Like his activism, Maristany’s art was meant to spark alleyways of possibilities for people living in El Barrio.
“If you look at his work, hope has been the underlying message," Alita Maristany, the artist's daughter, declared onstage at the memorial.
"He found hope in the everyday lives of people living in East Harlem," she said. "He found hope in the Young Lords Party – free health clinics, free breakfast programs. He found hope in the Taíno ruins in Puerto Rico. He found hope in El Museo. He found hope in Hunter College. My dad always found a little bit of hope."
Maristany’s hope also presented itself in the mentorship he gave younger artists, like the Puerto Rican-born visual artist Miguel Luciano and the Cuban filmmaker Amílcar Ortiz.
“He was so wonderful at intergenerational dialogue,” said Yarimar Bonilla, the director of the Center for Puerto Rican Studies at Hunter College. “He believed in young people... even though he thought he had a lot to teach them, but he believed in everything they had to say.

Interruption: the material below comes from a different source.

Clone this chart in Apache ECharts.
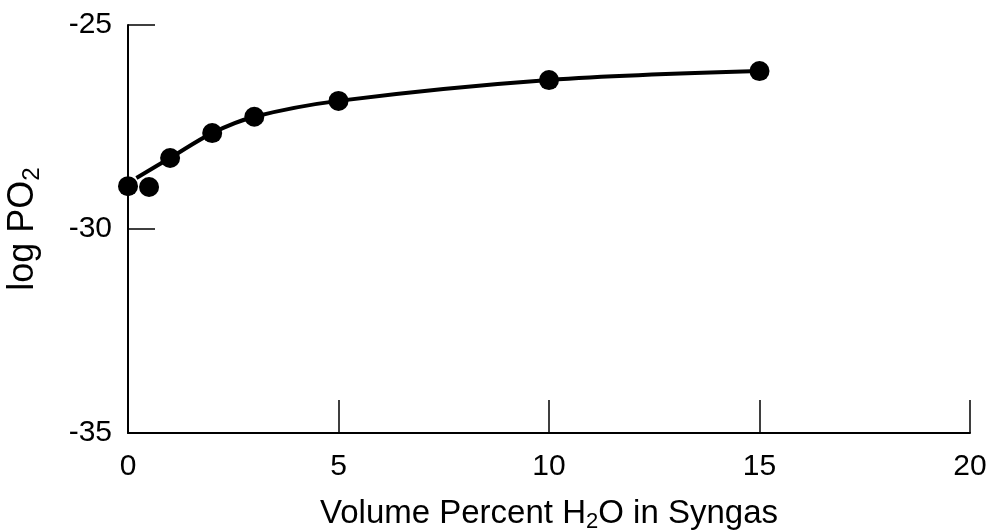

That mentorship has carried on in the wake of his death.
Yiselie Cabrera was in the lobby after the memorial with headphones around her neck and a necklace of the Puerto Rican flag. Cabera learned about Maristany’s work while sitting at La Fonda, where his photos are hung above the seats like a public museum. The 18-year-old didn’t know a lot about the photographer, but wanted to honor his life before returning home to Cleveland for the summer to live with her parents, both of whom are from Puerto Rico.
“I’m filled with so much love afterwards y con poder,” Cabrera said. She’s studying philosophy and African-American studies at Fordham University, and has just started to branch out from a campus she feels is very white, in order to find community.
“I’m an artist as well, and I felt very disconnected from me and my art and activism,” she said. Her parents had just come to the city to help her pack up all her things. "But I really want my sketchbook now.”